==== DATASET EXCERPT
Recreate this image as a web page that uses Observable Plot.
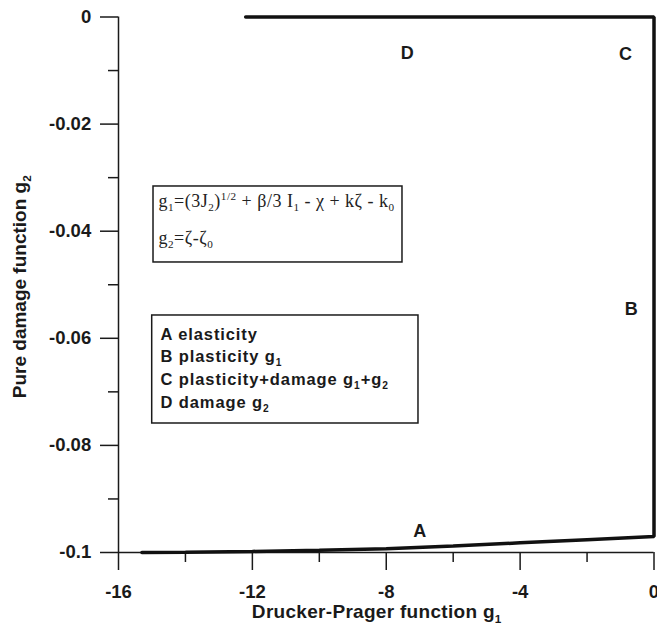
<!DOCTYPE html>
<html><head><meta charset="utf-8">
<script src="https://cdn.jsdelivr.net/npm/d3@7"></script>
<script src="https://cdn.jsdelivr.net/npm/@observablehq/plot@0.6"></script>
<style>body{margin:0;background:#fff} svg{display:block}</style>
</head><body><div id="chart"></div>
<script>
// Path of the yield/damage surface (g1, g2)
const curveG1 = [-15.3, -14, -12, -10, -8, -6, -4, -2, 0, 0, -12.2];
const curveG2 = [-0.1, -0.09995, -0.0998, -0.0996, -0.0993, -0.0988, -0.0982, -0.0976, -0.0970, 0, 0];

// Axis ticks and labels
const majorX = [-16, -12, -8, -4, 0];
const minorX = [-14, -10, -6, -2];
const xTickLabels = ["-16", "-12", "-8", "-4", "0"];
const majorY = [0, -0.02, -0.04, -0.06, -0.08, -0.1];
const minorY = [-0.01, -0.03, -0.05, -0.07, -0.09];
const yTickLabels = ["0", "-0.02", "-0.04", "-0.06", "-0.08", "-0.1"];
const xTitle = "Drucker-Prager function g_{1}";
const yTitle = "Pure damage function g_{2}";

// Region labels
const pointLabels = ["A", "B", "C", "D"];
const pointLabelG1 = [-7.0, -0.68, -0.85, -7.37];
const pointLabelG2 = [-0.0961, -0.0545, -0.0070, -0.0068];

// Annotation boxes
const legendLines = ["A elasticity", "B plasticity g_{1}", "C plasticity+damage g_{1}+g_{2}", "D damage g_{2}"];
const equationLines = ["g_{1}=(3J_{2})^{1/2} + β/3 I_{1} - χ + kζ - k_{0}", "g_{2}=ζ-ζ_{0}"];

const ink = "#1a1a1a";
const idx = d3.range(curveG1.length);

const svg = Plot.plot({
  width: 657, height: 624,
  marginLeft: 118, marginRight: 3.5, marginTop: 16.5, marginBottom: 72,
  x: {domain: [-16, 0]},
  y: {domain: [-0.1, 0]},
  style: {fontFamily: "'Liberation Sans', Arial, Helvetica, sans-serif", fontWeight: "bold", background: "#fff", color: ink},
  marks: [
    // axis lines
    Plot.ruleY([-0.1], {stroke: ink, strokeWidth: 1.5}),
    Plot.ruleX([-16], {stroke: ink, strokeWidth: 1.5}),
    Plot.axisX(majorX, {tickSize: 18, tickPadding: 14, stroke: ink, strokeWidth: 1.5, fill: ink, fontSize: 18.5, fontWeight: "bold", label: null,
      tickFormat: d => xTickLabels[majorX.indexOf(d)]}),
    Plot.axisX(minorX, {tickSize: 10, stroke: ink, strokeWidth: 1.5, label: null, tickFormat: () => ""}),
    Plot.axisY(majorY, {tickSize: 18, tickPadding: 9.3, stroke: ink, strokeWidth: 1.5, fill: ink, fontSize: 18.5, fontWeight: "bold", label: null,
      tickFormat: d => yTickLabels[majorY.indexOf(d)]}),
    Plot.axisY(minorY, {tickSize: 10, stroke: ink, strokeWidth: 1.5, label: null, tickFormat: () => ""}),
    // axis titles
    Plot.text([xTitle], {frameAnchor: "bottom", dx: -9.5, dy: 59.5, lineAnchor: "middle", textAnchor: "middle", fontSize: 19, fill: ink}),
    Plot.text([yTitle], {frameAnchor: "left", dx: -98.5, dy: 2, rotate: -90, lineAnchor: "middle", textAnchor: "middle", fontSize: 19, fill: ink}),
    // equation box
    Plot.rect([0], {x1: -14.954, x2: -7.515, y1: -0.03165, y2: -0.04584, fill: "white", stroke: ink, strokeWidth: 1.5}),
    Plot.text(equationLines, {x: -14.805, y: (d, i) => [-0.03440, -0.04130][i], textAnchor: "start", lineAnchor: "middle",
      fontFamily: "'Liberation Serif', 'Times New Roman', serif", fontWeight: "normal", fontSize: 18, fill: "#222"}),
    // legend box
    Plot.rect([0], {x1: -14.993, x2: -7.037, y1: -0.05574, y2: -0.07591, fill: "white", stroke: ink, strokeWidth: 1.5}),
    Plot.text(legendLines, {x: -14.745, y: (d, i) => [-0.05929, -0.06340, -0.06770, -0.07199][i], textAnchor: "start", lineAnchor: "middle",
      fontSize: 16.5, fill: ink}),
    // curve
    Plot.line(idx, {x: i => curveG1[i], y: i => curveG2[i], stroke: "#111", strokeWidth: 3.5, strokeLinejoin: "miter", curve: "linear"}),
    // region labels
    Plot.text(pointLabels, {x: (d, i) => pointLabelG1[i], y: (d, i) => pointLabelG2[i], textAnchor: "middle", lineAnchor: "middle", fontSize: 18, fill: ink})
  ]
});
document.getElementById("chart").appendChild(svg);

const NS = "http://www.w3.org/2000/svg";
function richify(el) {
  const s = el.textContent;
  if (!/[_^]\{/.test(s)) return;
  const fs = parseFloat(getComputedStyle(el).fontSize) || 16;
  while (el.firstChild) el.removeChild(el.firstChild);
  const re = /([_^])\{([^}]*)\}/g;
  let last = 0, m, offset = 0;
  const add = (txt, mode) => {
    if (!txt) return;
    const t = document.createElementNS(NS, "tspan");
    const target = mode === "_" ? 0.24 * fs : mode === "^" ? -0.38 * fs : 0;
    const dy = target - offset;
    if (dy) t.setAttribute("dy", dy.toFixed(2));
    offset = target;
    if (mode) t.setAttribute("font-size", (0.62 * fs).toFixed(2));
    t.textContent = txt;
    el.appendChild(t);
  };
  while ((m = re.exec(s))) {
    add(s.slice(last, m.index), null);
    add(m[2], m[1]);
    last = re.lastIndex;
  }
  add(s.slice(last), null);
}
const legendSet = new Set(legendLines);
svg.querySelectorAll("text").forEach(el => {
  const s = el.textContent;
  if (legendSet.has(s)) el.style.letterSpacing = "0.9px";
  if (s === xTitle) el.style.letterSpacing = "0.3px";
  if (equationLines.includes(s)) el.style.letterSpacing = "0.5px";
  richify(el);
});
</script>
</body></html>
========
Output exactly the span of lines from the top of the listing through the line holding "const idx = d3.range(curveG1.length);", and leave every picture out.

Recreate this image as a web page that uses Observable Plot.
<!DOCTYPE html>
<html><head><meta charset="utf-8">
<script src="https://cdn.jsdelivr.net/npm/d3@7"></script>
<script src="https://cdn.jsdelivr.net/npm/@observablehq/plot@0.6"></script>
<style>body{margin:0;background:#fff} svg{display:block}</style>
</head><body><div id="chart"></div>
<script>
// Path of the yield/damage surface (g1, g2)
const curveG1 = [-15.3, -14, -12, -10, -8, -6, -4, -2, 0, 0, -12.2];
const curveG2 = [-0.1, -0.09995, -0.0998, -0.0996, -0.0993, -0.0988, -0.0982, -0.0976, -0.0970, 0, 0];

// Axis ticks and labels
const majorX = [-16, -12, -8, -4, 0];
const minorX = [-14, -10, -6, -2];
const xTickLabels = ["-16", "-12", "-8", "-4", "0"];
const majorY = [0, -0.02, -0.04, -0.06, -0.08, -0.1];
const minorY = [-0.01, -0.03, -0.05, -0.07, -0.09];
const yTickLabels = ["0", "-0.02", "-0.04", "-0.06", "-0.08", "-0.1"];
const xTitle = "Drucker-Prager function g_{1}";
const yTitle = "Pure damage function g_{2}";

// Region labels
const pointLabels = ["A", "B", "C", "D"];
const pointLabelG1 = [-7.0, -0.68, -0.85, -7.37];
const pointLabelG2 = [-0.0961, -0.0545, -0.0070, -0.0068];

// Annotation boxes
const legendLines = ["A elasticity", "B plasticity g_{1}", "C plasticity+damage g_{1}+g_{2}", "D damage g_{2}"];
const equationLines = ["g_{1}=(3J_{2})^{1/2} + β/3 I_{1} - χ + kζ - k_{0}", "g_{2}=ζ-ζ_{0}"];

const ink = "#1a1a1a";
const idx = d3.range(curveG1.length);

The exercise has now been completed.